The California Chamber of Commerce is opposing a state Senate bill backed by the governor that would cap oil refinery profits and financially penalize companies for reaping excessive profits.
Sen. Nancy Skinner, D-Berkeley, introduced SBX1 2 in December. The bill creates a system of enacting penalties, a concept first proposed by Gov. Gavin Newsom, who has been calling out oil companies for price gouging since October when gas prices in California soared. He also convened a special session that began this year.
The state Chamber announced Tuesday it has placed the bill on its 2023 job killer list saying the proposed cap to oil refinery profits and financial penalties is “effectively a tax on the manufacturer of products critical to the daily lives of Californians and employers in the state and would not provide any relief at the pump.”
“The predictable consequence of taxing the production of California oil and gas will be less production, higher prices and eventually more expensive imports,” said Cal Chamber’s policy advocate Brady Van Engelen in a letter sent to Skinner.

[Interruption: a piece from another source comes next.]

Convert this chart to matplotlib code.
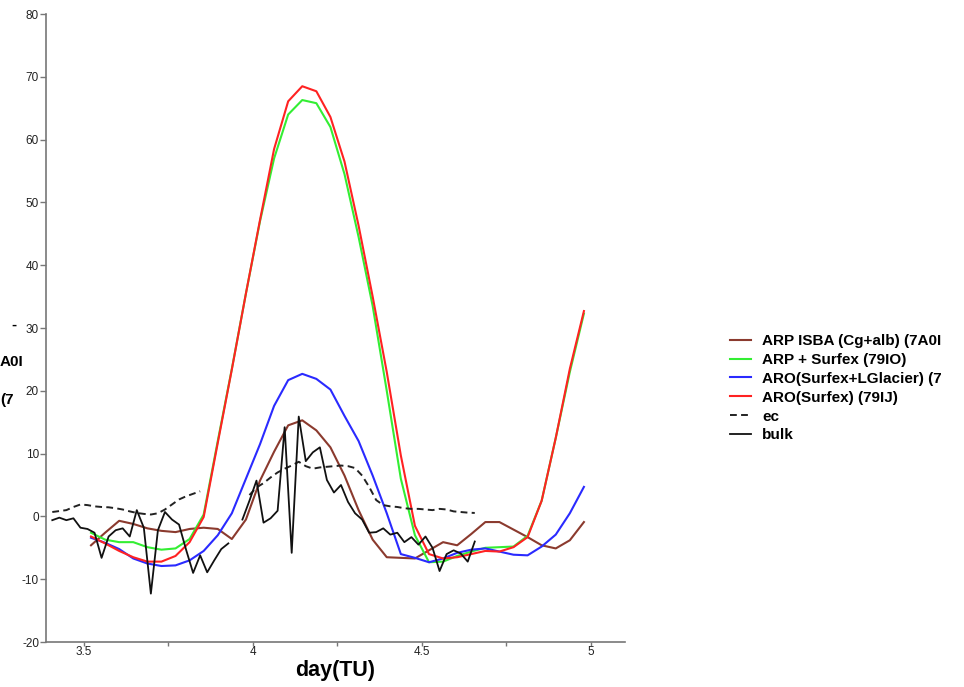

It establishes a playbook for state government to arbitrarily determine what a reasonable profit is, Van Engelen wrote. ”That is appropriately the role of the market in competitive industries, not government.”
Newsom has claimed that oil companies have been price gouging to rack up excessive profits, harming Californians who pay the highest prices in the nation at the gas pump.
“California’s price gouging penalty is simple — either Big Oil reins in the profits and prices, or they’ll pay a penalty,” Newsom said when the bill was introduced.
California gas prices on Tuesday were averaging $4.65 cents a gallon, compared to a national average of $3.40, according to AAA. But California’s gas prices soared to nearly $8 in some regions of the state in October 2022, the highest in the nation.
“No one can deny that California’s gas prices were outrageously high compared to other states,” Skinner said. “And those high prices hurt California consumers and businesses.”
The proposal would make it unlawful to charge prices resulting in what Newsom has deemed are excessive profits, and excessive profit margins would be punishable by a civil penalty from the California Energy Commission.
The amount of the maximum margin and the amount of the penalty will be determined through the legislative process. Any penalties collected would go into a Price Gouging Penalty Fund, enabling the state to return the excess to taxpayers.
With the possibility of a recession on the horizon, “we should collectively be identifying solutions that can reduce costs and bring more jobs to the state, which ultimately increases revenue,” Van Engelen said. “Unfortunately, this measure will do the exact opposite and likely deter job growth in a sector that historically has competitive high-paying wages.”
CalChamber’s letter claims that similar proposals have been tried and failed in every instance — both at the state and federal level. The efforts were repealed in all cases for failing to generate additional revenue and doing nothing to impact the price of gasoline.
The state Senate’s Utilities Energy and Communications Committee has scheduled the first hearing on the measure for Feb. 22.